All of the lines below are to be printed again exactly; images are excluded from the output.

┄┄┄┄┄┄

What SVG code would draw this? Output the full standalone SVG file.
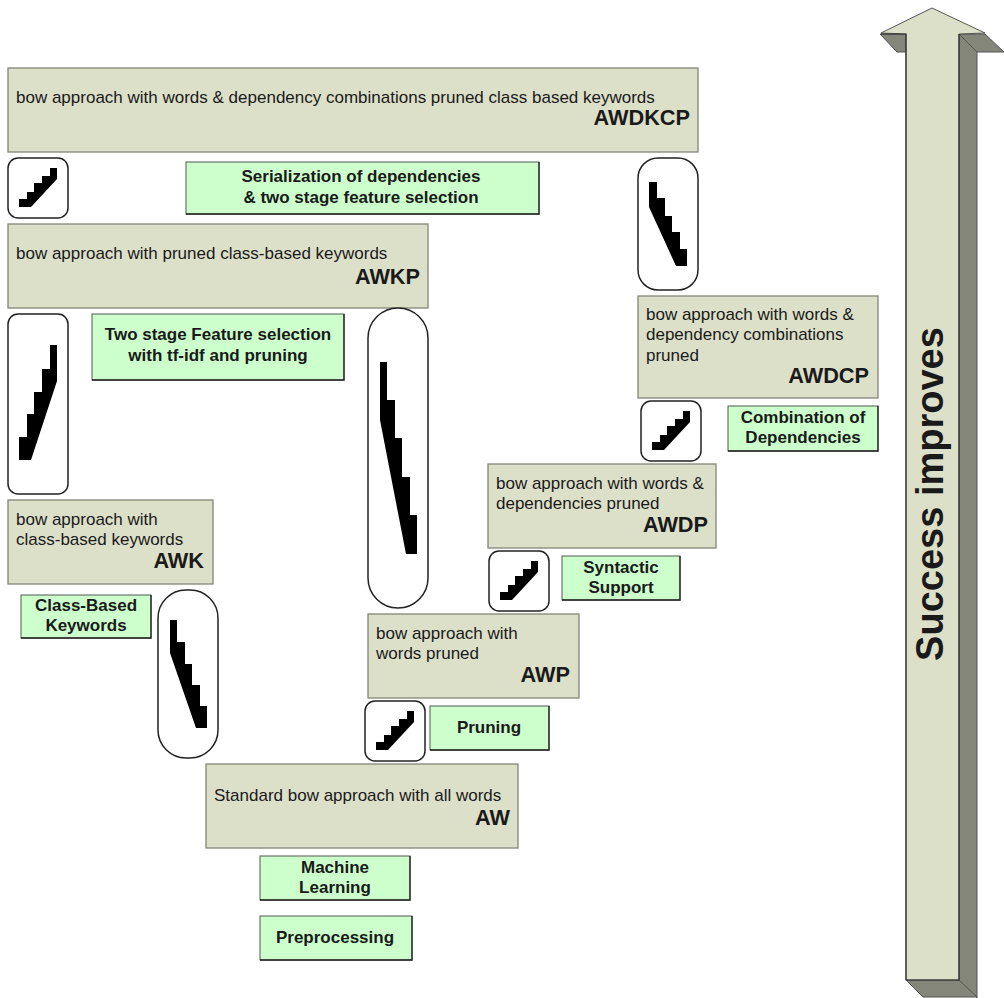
<svg xmlns="http://www.w3.org/2000/svg" width="1004" height="998" viewBox="0 0 1004 998">
<style>
text{font-family:"Liberation Sans",Arial,sans-serif;fill:#1a1a1a}
.b{fill:#dde0c9;stroke:#858579;stroke-width:1.3}
.g{fill:#ccffcc;stroke:#4f5a4f;stroke-width:1}
.gs{fill:none;stroke:#222;stroke-width:1.3}
.t{font-size:17px}
.c{font-size:21.7px;font-weight:bold;text-anchor:end}
.l{font-size:17px;font-weight:bold;text-anchor:middle}
.p{fill:#fff;stroke:#222;stroke-width:1.5}
.s{fill:#000}
.d{fill:#84867a;stroke:#555;stroke-width:1}
</style>
<defs>
<polygon id="stair" class="s" points="19,207 19,199 27,199 27,192 34,192 34,183 42,183 42,176 50,176 50,168 57,168 57,179 31,207"/>
</defs>
<rect width="1004" height="998" fill="#fff"/>
<g id="arrow">
<polygon class="d" points="880,34 906,34 906,52 897,52" />
<polygon class="d" points="959,34 985,34 1004,52 977,52" />
<polygon class="d" points="959,34 977,52 977,998 959,980"/>
<polygon class="d" points="906,980 959,980 977,997 923,997"/>
<polygon points="881,33 932,8 985,33 959,34 959,980 906,980 906,34" fill="#dde0c9" stroke="#555" stroke-width="1"/>
<path d="M881,34H906V980H959V34" fill="none" stroke="#333" stroke-width="1.2"/>
<text transform="translate(943,494) rotate(-90)" text-anchor="middle" style="font-size:38px;font-weight:bold">Success improves</text>
</g>
<g id="AWDKCP"><rect class="b" x="8" y="68" width="690" height="84"/><text class="t" x="16" y="103">bow approach with words &amp; dependency combinations pruned class based keywords</text><text class="c" x="690" y="125">AWDKCP</text></g>
<g id="AWKP"><rect class="b" x="8" y="224" width="420" height="84"/><text class="t" x="16" y="259">bow approach with pruned class-based keywords</text><text class="c" x="420" y="284">AWKP</text></g>
<g id="AWDCP"><rect class="b" x="638" y="296" width="240" height="102"/><text class="t" x="646" y="320">bow approach with words &amp;</text><text class="t" x="646" y="340">dependency combinations</text><text class="t" x="646" y="361">pruned</text><text class="c" x="869" y="383">AWDCP</text></g>
<g id="AWDP"><rect class="b" x="488" y="464" width="228" height="84"/><text class="t" x="496" y="489">bow approach with words &amp;</text><text class="t" x="496" y="509">dependencies pruned</text><text class="c" x="708" y="532">AWDP</text></g>
<g id="AWK"><rect class="b" x="8" y="500" width="205" height="84"/><text class="t" x="16" y="525">bow approach with</text><text class="t" x="16" y="545">class-based keywords</text><text class="c" x="204" y="568">AWK</text></g>
<g id="AWP"><rect class="b" x="368" y="614" width="211" height="84"/><text class="t" x="376" y="639">bow approach with</text><text class="t" x="376" y="659">words pruned</text><text class="c" x="570" y="682">AWP</text></g>
<g id="AW"><rect class="b" x="206" y="764" width="312" height="84"/><text class="t" x="214" y="801">Standard bow approach with all words</text><text class="c" x="510" y="825">AW</text></g>
<g id="l-serial"><rect class="g" x="186" y="162" width="353" height="52"/><path class="gs" d="M539,162V214H186"/><text class="l" x="361" y="182">Serialization of dependencies</text><text class="l" x="361" y="203">&amp; two stage feature selection</text></g>
<g id="l-twostage"><rect class="g" x="92" y="314" width="252" height="66"/><path class="gs" d="M344,314V380H92"/><text class="l" x="218" y="340">Two stage Feature selection</text><text class="l" x="218" y="361">with tf-idf and pruning</text></g>
<g id="l-comb"><rect class="g" x="728" y="406" width="150" height="45"/><path class="gs" d="M878,406V451H728"/><text class="l" x="803" y="423">Combination of</text><text class="l" x="803" y="443">Dependencies</text></g>
<g id="l-syn"><rect class="g" x="562" y="556" width="118" height="44"/><path class="gs" d="M680,556V600H562"/><text class="l" x="621" y="573">Syntactic</text><text class="l" x="621" y="593">Support</text></g>
<g id="l-class"><rect class="g" x="21" y="595" width="130" height="43"/><path class="gs" d="M151,595V638H21"/><text class="l" x="86" y="611">Class-Based</text><text class="l" x="86" y="631">Keywords</text></g>
<g id="l-prune"><rect class="g" x="430" y="706" width="119" height="44"/><path class="gs" d="M549,706V750H430"/><text class="l" x="489" y="733">Pruning</text></g>
<g id="l-ml"><rect class="g" x="260" y="856" width="150" height="44"/><path class="gs" d="M410,856V900H260"/><text class="l" x="335" y="873">Machine</text><text class="l" x="335" y="893">Learning</text></g>
<g id="l-pre"><rect class="g" x="260" y="916" width="152" height="44"/><path class="gs" d="M412,916V960H260"/><text class="l" x="335" y="943">Preprocessing</text></g>
<g id="connectors">
<rect class="p" x="8" y="158" width="60" height="60" rx="10"/>
<use href="#stair"/>
<rect class="p" x="638" y="158" width="60" height="132" rx="20"/>
<polygon class="s" points="649,182 657,182 657,198 665,198 665,216 672,216 672,232 680,232 680,249 687,249 687,266 676,266 649,207"/>
<rect class="p" x="8" y="314" width="60" height="180" rx="10"/>
<polygon class="s" points="19,460 19,437 27,437 27,414 34,414 34,392 42,392 42,369 50,369 50,345 57,345 57,381 31,460"/>
<rect class="p" x="368" y="308" width="60" height="300" rx="30"/>
<polygon class="s" points="380,362 387,362 387,400 395,400 395,438 402,438 402,477 410,477 410,515 417,515 417,554 406,554 380,420"/>
<rect class="p" x="158" y="590" width="60" height="168" rx="28"/>
<polygon class="s" points="170,620 177,620 177,642 185,642 185,664 192,664 192,685 200,685 200,706 207,706 207,728 196,728 170,653"/>
<rect class="p" x="641" y="401" width="60" height="60" rx="10"/>
<use href="#stair" x="633" y="243"/>
<rect class="p" x="489" y="551" width="60" height="60" rx="10"/>
<use href="#stair" x="481" y="393"/>
<rect class="p" x="365" y="701" width="60" height="60" rx="10"/>
<use href="#stair" x="357" y="543"/>
</g>
</svg>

┄┄┄┄┄┄

THE SOLUTION ▸
What SVG code would draw this? Output the full standalone SVG file.
<svg xmlns="http://www.w3.org/2000/svg" width="1004" height="998" viewBox="0 0 1004 998">
<style>
text{font-family:"Liberation Sans",Arial,sans-serif;fill:#1a1a1a}
.b{fill:#dde0c9;stroke:#858579;stroke-width:1.3}
.g{fill:#ccffcc;stroke:#4f5a4f;stroke-width:1}
.gs{fill:none;stroke:#222;stroke-width:1.3}
.t{font-size:17px}
.c{font-size:21.7px;font-weight:bold;text-anchor:end}
.l{font-size:17px;font-weight:bold;text-anchor:middle}
.p{fill:#fff;stroke:#222;stroke-width:1.5}
.s{fill:#000}
.d{fill:#84867a;stroke:#555;stroke-width:1}
</style>
<defs>
<polygon id="stair" class="s" points="19,207 19,199 27,199 27,192 34,192 34,183 42,183 42,176 50,176 50,168 57,168 57,179 31,207"/>
</defs>
<rect width="1004" height="998" fill="#fff"/>
<g id="arrow">
<polygon class="d" points="880,34 906,34 906,52 897,52" />
<polygon class="d" points="959,34 985,34 1004,52 977,52" />
<polygon class="d" points="959,34 977,52 977,998 959,980"/>
<polygon class="d" points="906,980 959,980 977,997 923,997"/>
<polygon points="881,33 932,8 985,33 959,34 959,980 906,980 906,34" fill="#dde0c9" stroke="#555" stroke-width="1"/>
<path d="M881,34H906V980H959V34" fill="none" stroke="#333" stroke-width="1.2"/>
<text transform="translate(943,494) rotate(-90)" text-anchor="middle" style="font-size:38px;font-weight:bold">Success improves</text>
</g>
<g id="AWDKCP"><rect class="b" x="8" y="68" width="690" height="84"/><text class="t" x="16" y="103">bow approach with words &amp; dependency combinations pruned class based keywords</text><text class="c" x="690" y="125">AWDKCP</text></g>
<g id="AWKP"><rect class="b" x="8" y="224" width="420" height="84"/><text class="t" x="16" y="259">bow approach with pruned class-based keywords</text><text class="c" x="420" y="284">AWKP</text></g>
<g id="AWDCP"><rect class="b" x="638" y="296" width="240" height="102"/><text class="t" x="646" y="320">bow approach with words &amp;</text><text class="t" x="646" y="340">dependency combinations</text><text class="t" x="646" y="361">pruned</text><text class="c" x="869" y="383">AWDCP</text></g>
<g id="AWDP"><rect class="b" x="488" y="464" width="228" height="84"/><text class="t" x="496" y="489">bow approach with words &amp;</text><text class="t" x="496" y="509">dependencies pruned</text><text class="c" x="708" y="532">AWDP</text></g>
<g id="AWK"><rect class="b" x="8" y="500" width="205" height="84"/><text class="t" x="16" y="525">bow approach with</text><text class="t" x="16" y="545">class-based keywords</text><text class="c" x="204" y="568">AWK</text></g>
<g id="AWP"><rect class="b" x="368" y="614" width="211" height="84"/><text class="t" x="376" y="639">bow approach with</text><text class="t" x="376" y="659">words pruned</text><text class="c" x="570" y="682">AWP</text></g>
<g id="AW"><rect class="b" x="206" y="764" width="312" height="84"/><text class="t" x="214" y="801">Standard bow approach with all words</text><text class="c" x="510" y="825">AW</text></g>
<g id="l-serial"><rect class="g" x="186" y="162" width="353" height="52"/><path class="gs" d="M539,162V214H186"/><text class="l" x="361" y="182">Serialization of dependencies</text><text class="l" x="361" y="203">&amp; two stage feature selection</text></g>
<g id="l-twostage"><rect class="g" x="92" y="314" width="252" height="66"/><path class="gs" d="M344,314V380H92"/><text class="l" x="218" y="340">Two stage Feature selection</text><text class="l" x="218" y="361">with tf-idf and pruning</text></g>
<g id="l-comb"><rect class="g" x="728" y="406" width="150" height="45"/><path class="gs" d="M878,406V451H728"/><text class="l" x="803" y="423">Combination of</text><text class="l" x="803" y="443">Dependencies</text></g>
<g id="l-syn"><rect class="g" x="562" y="556" width="118" height="44"/><path class="gs" d="M680,556V600H562"/><text class="l" x="621" y="573">Syntactic</text><text class="l" x="621" y="593">Support</text></g>
<g id="l-class"><rect class="g" x="21" y="595" width="130" height="43"/><path class="gs" d="M151,595V638H21"/><text class="l" x="86" y="611">Class-Based</text><text class="l" x="86" y="631">Keywords</text></g>
<g id="l-prune"><rect class="g" x="430" y="706" width="119" height="44"/><path class="gs" d="M549,706V750H430"/><text class="l" x="489" y="733">Pruning</text></g>
<g id="l-ml"><rect class="g" x="260" y="856" width="150" height="44"/><path class="gs" d="M410,856V900H260"/><text class="l" x="335" y="873">Machine</text><text class="l" x="335" y="893">Learning</text></g>
<g id="l-pre"><rect class="g" x="260" y="916" width="152" height="44"/><path class="gs" d="M412,916V960H260"/><text class="l" x="335" y="943">Preprocessing</text></g>
<g id="connectors">
<rect class="p" x="8" y="158" width="60" height="60" rx="10"/>
<use href="#stair"/>
<rect class="p" x="638" y="158" width="60" height="132" rx="20"/>
<polygon class="s" points="649,182 657,182 657,198 665,198 665,216 672,216 672,232 680,232 680,249 687,249 687,266 676,266 649,207"/>
<rect class="p" x="8" y="314" width="60" height="180" rx="10"/>
<polygon class="s" points="19,460 19,437 27,437 27,414 34,414 34,392 42,392 42,369 50,369 50,345 57,345 57,381 31,460"/>
<rect class="p" x="368" y="308" width="60" height="300" rx="30"/>
<polygon class="s" points="380,362 387,362 387,400 395,400 395,438 402,438 402,477 410,477 410,515 417,515 417,554 406,554 380,420"/>
<rect class="p" x="158" y="590" width="60" height="168" rx="28"/>
<polygon class="s" points="170,620 177,620 177,642 185,642 185,664 192,664 192,685 200,685 200,706 207,706 207,728 196,728 170,653"/>
<rect class="p" x="641" y="401" width="60" height="60" rx="10"/>
<use href="#stair" x="633" y="243"/>
<rect class="p" x="489" y="551" width="60" height="60" rx="10"/>
<use href="#stair" x="481" y="393"/>
<rect class="p" x="365" y="701" width="60" height="60" rx="10"/>
<use href="#stair" x="357" y="543"/>
</g>
</svg>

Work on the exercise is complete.